Whitaker v Richard Slade & Company Plc [2018] EWHC B17 (Costs)

Over the last 12 months we have seen a significant number of matters go before the SCCO regarding Solicitor own Client disputes. Whilst usually these relate to the level of fees incurred by Solicitors, recently, Master Brown heard a case regarding an issue over whether a specific sum for work done was a Contentious Business Agreement or not.

In the case of Whitaker v Richard Slade & Company Plc [2018] EWHC B17 (Costs), a former client sought an assessment of £166,671.29 of invoices. The sum owed was in respect of legal fees following the parties entering into a retainer in 2014 which provided for hourly rates and monthly billing.

In March 2017 the parties entered into a Deed of Arrangement in which the lay client agreed to pay the sum of £86,000 for all the legal costs incurred. That sum agreed related to work done by the Solicitors up to the date of the agreement.

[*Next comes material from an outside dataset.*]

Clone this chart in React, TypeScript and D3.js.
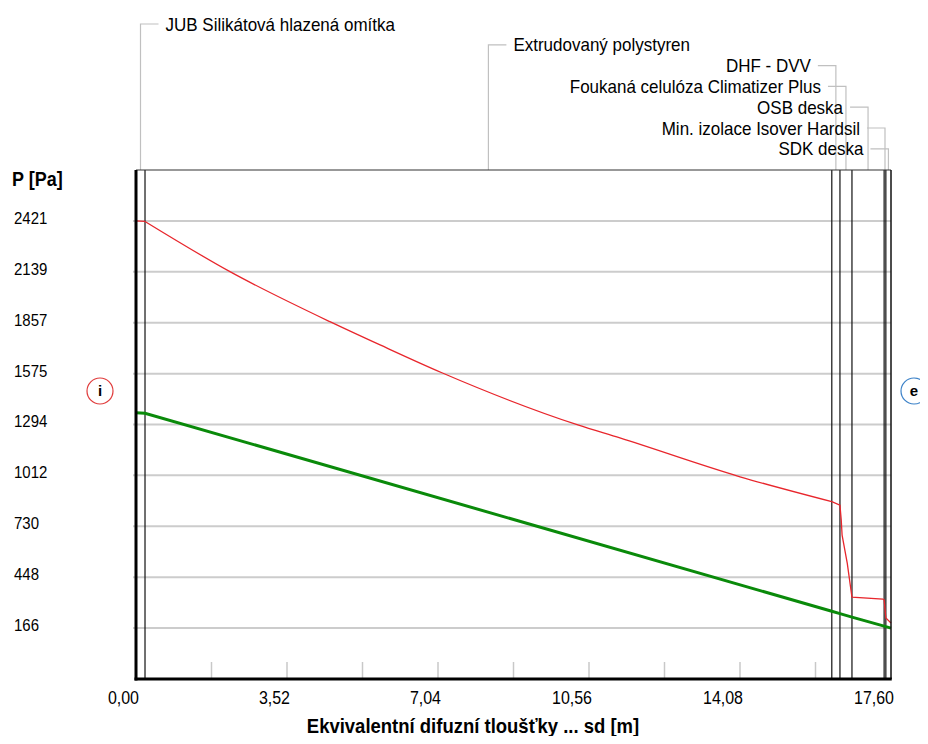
import React from "react";
import * as d3 from "d3";

// layer boundaries along the equivalent diffusion thickness sd [m]
const layerBounds = [0, 0.21, 16.22, 16.41, 16.69, 17.44, 17.48, 17.6];
const layerNames = [
  "JUB Silikátová hlazená omítka",
  "Extrudovaný polystyren",
  "DHF - DVV",
  "Foukaná celulóza Climatizer Plus",
  "OSB deska",
  "Min. izolace Isover Hardsil",
  "SDK deska",
];

const yTicks = [2421, 2139, 1857, 1575, 1294, 1012, 730, 448, 166];
const xTicks = [0, 3.52, 7.04, 10.56, 14.08, 17.6];
const xMinorTicks = [1.76, 3.52, 5.28, 7.04, 8.8, 10.56, 12.32, 14.08, 15.84];

// saturated vapour pressure (red) - XPS part is curved, the rest is drawn straight
const satSd = [0, 0.21, 2.19, 4.52, 5.69, 7.13, 10.3, 11.28, 14.08, 16.22, 16.41, 16.44, 16.46, 16.58, 16.65, 16.69, 17.41, 17.44, 17.48, 17.6];
const satP = [2421, 2418, 2140, 1863, 1734, 1580, 1291, 1219, 1004, 866, 847, 765, 681, 526, 405, 338, 327, 322, 222, 194];

// partial vapour pressure (green)
const parSd = [0, 0.21, 16.22, 16.41, 16.69, 17.44, 17.48, 17.6];
const parP = [1359, 1356, 259, 246, 227, 177, 174, 166];

const width = 928;
const height = 744;
const margin = { left: 136, right: 37, top: 170, bottom: 65 };
const font = "'Liberation Sans', Arial, sans-serif";

const Label = ({ x, y, anchor = "start", size = 15, bold = false, sx = 1, stretch = 1.12, children }: any) => (
  <text
    transform={`translate(${x},${y}) scale(${sx},${stretch})`}
    dy="0.35em"
    textAnchor={anchor}
    fontFamily={font}
    fontSize={size}
    fontWeight={bold ? "bold" : "normal"}
    fill="#000"
  >
    {children}
  </text>
);

const App = () => {
  const x = d3
    .scaleLinear()
    .domain([0, 17.6])
    .range([margin.left, width - margin.right]);
  const y = d3
    .scaleLinear()
    .domain([-116, 2703])
    .range([height - margin.bottom, margin.top]);

  const satData = satSd.map((s, i) => [s, satP[i]] as [number, number]);
  const parData = parSd.map((s, i) => [s, parP[i]] as [number, number]);

  const straight = d3
    .line<[number, number]>()
    .x((d) => x(d[0]))
    .y((d) => y(d[1]));
  const smooth = d3
    .line<[number, number]>()
    .x((d) => x(d[0]))
    .y((d) => y(d[1]))
    .curve(d3.curveMonotoneX);
  const xpsEnd = satSd.indexOf(16.22);

  const x0 = x(0);
  const x1 = x(17.6);
  const yTop = y.range()[1];
  const yBot = y.range()[0];

  // label rows above the plot
  const labels = layerNames.map((name, i) => {
    const mid = (x(layerBounds[i]) + x(layerBounds[i + 1])) / 2;
    const rowY = 24 + i * 20.8;
    const toRight = i < 2;
    return { name, mid, rowY, toRight };
  });

  return (
    <svg width={width} height={height} style={{ display: "block", margin: -8 }}>
      <rect width={width} height={height} fill="#fff" />

      {/* grid */}
      {yTicks.map((t) => (
        <line key={t} x1={x0 - 3} x2={x1} y1={y(t)} y2={y(t)} stroke="#cccccc" strokeWidth={2} />
      ))}
      {xMinorTicks.map((t) => (
        <line key={t} x1={x(t)} x2={x(t)} y1={yBot - 17} y2={yBot} stroke="#c8c8c8" strokeWidth={1.5} />
      ))}

      {/* layer boundaries */}
      {layerBounds.slice(1, -1).map((b) => (
        <line key={b} x1={x(b)} x2={x(b)} y1={yTop} y2={yBot} stroke="#111" strokeWidth={1.2} />
      ))}

      {/* leaders */}
      {labels.map((l) => (
        <g key={l.name}>
          <polyline
            points={
              l.toRight
                ? `${l.mid},${yTop} ${l.mid},${l.rowY} ${l.mid + 18},${l.rowY}`
                : `${l.mid},${yTop} ${l.mid},${l.rowY} ${l.mid - 18},${l.rowY}`
            }
            fill="none"
            stroke="#c0c0c0"
            strokeWidth={1.2}
          />
          <Label x={l.toRight ? l.mid + 25 : l.mid - 25} y={l.rowY} anchor={l.toRight ? "start" : "end"} size={17} stretch={1.1}>
            {l.name}
          </Label>
        </g>
      ))}

      {/* curves */}
      <path d={straight(parData) ?? ""} fill="none" stroke="#0a8a0a" strokeWidth={3} />
      <path d={straight(satData.slice(0, 2)) ?? ""} fill="none" stroke="#e8262c" strokeWidth={1.3} />
      <path d={smooth(satData.slice(1, xpsEnd + 1)) ?? ""} fill="none" stroke="#e8262c" strokeWidth={1.3} />
      <path d={straight(satData.slice(xpsEnd)) ?? ""} fill="none" stroke="#e8262c" strokeWidth={1.3} />

      {/* frame */}
      <line x1={x0} x2={x1} y1={yTop} y2={yTop} stroke="#333" strokeWidth={1.2} />
      <line x1={x1} x2={x1} y1={yTop} y2={yBot} stroke="#111" strokeWidth={1.5} />
      <line x1={x0} x2={x0} y1={yTop} y2={yBot + 1.5} stroke="#000" strokeWidth={3} />
      <line x1={x0 - 1.5} x2={x1 + 0.75} y1={yBot} y2={yBot} stroke="#000" strokeWidth={3} />

      {/* y axis labels */}
      <Label x={12} y={179} size={18} bold>
        P [Pa]
      </Label>
      {yTicks.map((t) => (
        <Label key={t} x={14} y={y(t) - 3}>
          {t}
        </Label>
      ))}

      {/* x axis labels */}
      {xTicks.map((t) => (
        <Label key={t} x={x(t) + 3} y={698} anchor="end" size={16}>
          {t.toFixed(2).replace(".", ",")}
        </Label>
      ))}
      <Label x={473} y={726} anchor="middle" size={18.5} bold stretch={1.05}>
        Ekvivalentní difuzní tloušťky ... sd [m]
      </Label>

      {/* interior / exterior markers */}
      <circle cx={100} cy={391} r={13} fill="none" stroke="#e03c3c" strokeWidth={1.2} />
      <Label x={100} y={391} anchor="middle" bold stretch={1}>
        i
      </Label>
      <circle cx={914} cy={391} r={13} fill="none" stroke="#3c82c8" strokeWidth={1.2} />
      <Label x={914} y={391} anchor="middle" bold stretch={1}>
        e
      </Label>
    </svg>
  );
};

export default App;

The lay client asserted that the agreement was to make interim payments and that the sums remained subject to assessment and in the alternative that it must be a Contentious Business Agreement within the meaning of section 59 of the Solicitors Act 1974, and should be set aside as being unfair and unreasonable.

Section 59 of the Solicitors Act 1974 states :-

 (1) Subject to subsection (2), a solicitor may make an agreement in writing with his client as to his remuneration in respect of any contentious business done, or to be done, by him (in this Act referred to as a “contentious business agreement”) providing that he shall be remunerated by a gross sum (or by reference to an hourly rate), or by a salary, or otherwise, and whether at a higher or lower rate than that at which he would otherwise have been entitled to be remunerated.

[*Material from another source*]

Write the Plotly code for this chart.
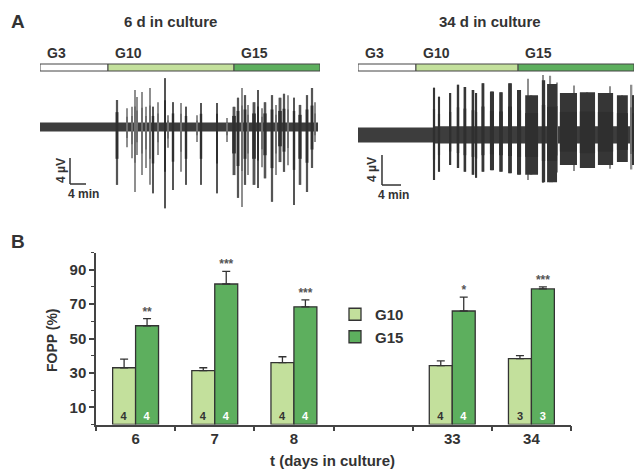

(2) Nothing in this section or in sections 60 to 63 shall give validity to—

(a) any purchase by a solicitor of the interest, or any part of the interest, of his client in any action, suit or other contentious proceeding; or

(b) any agreement by which a solicitor retained or employed to prosecute any action, suit or other contentious proceeding, stipulates for payment only in the event of success in that action, suit or proceeding; or

(c) any disposition, contract, settlement, conveyance, delivery, dealing or transfer which under the law relating to bankruptcy is invalid against a trustee or creditor in any bankruptcy or composition.

The Solicitor contended that the intention of the agreement was that it provided for payment of a fixed sum for legal services to the date of the agreement without further assessment.

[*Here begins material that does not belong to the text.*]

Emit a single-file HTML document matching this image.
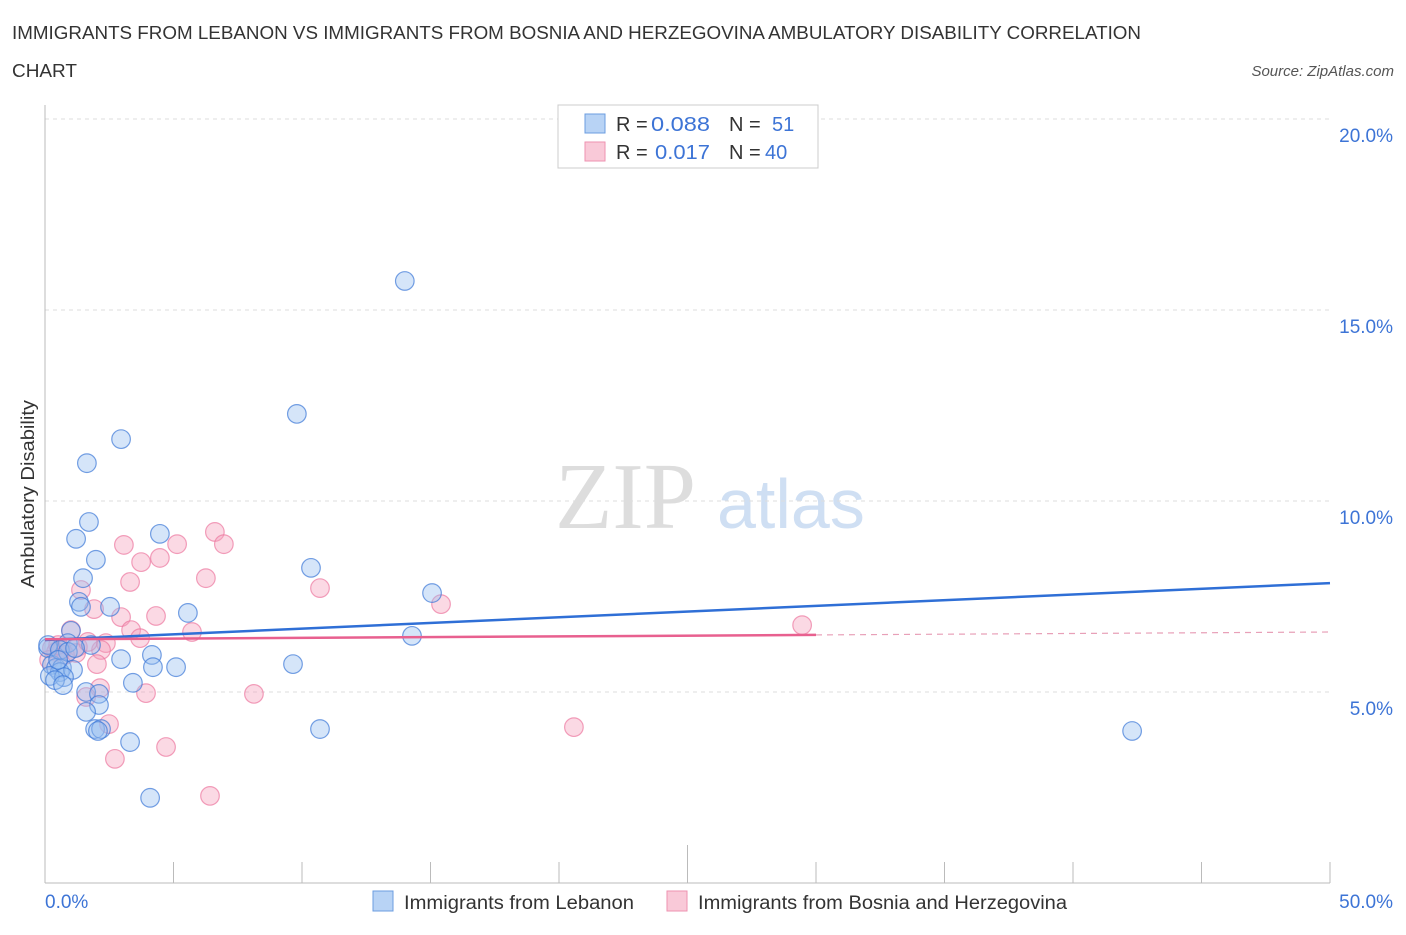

Master Brown held that an agreement in relation to a specific sum for work done was not a Contentious Business Agreement and was instead to be regarded as of benefit to the lay client rather than the Solicitors.

Master Brown rejected the lay client’s assertion that if the Agreement was not treated as a request for payment on account it must be a Contentious Business Agreement. Furthermore it was found that some agreements between Solicitors and their clients are outside of the scope of Section 59 of the Solicitors Act 1974. He went on to say that if he was wrong, and the agreement was a Contentious Business Agreement, then it was fair and reasonable and should not be set aside.

The bill was found to be fully compliant, clearly identified the work done and who it was done by. The hourly rates claimed were found to be significantly below commercial rates and the discount provided (which included a significant level of costs that had been written off) was favourable to the lay client. Furthermore, Master Brown noted that the lay client was an experienced businessman and a sophisticated client who had taken independent legal advice and knew that the compromise would preclude assessment. Subsequently Master Brown felt that setting it aside would result in unfairness to the Solicitor.

This is yet another example of the Courts considering the fairness of a result to the lay client, however in this matter the Court found the agreement was more beneficial to the client than the Solicitor. It is clear that Master Brown gave serious consideration and held significant weight to the fact that the lay client had been advised to get independent legal advice, which he did, and that he was regarded as a sophisticated client.

This case highlights how important it is that agreements between Solicitors and their clients be explicit and any agreements regarding reductions should include a provision regarding the position in relation to detailed assessment.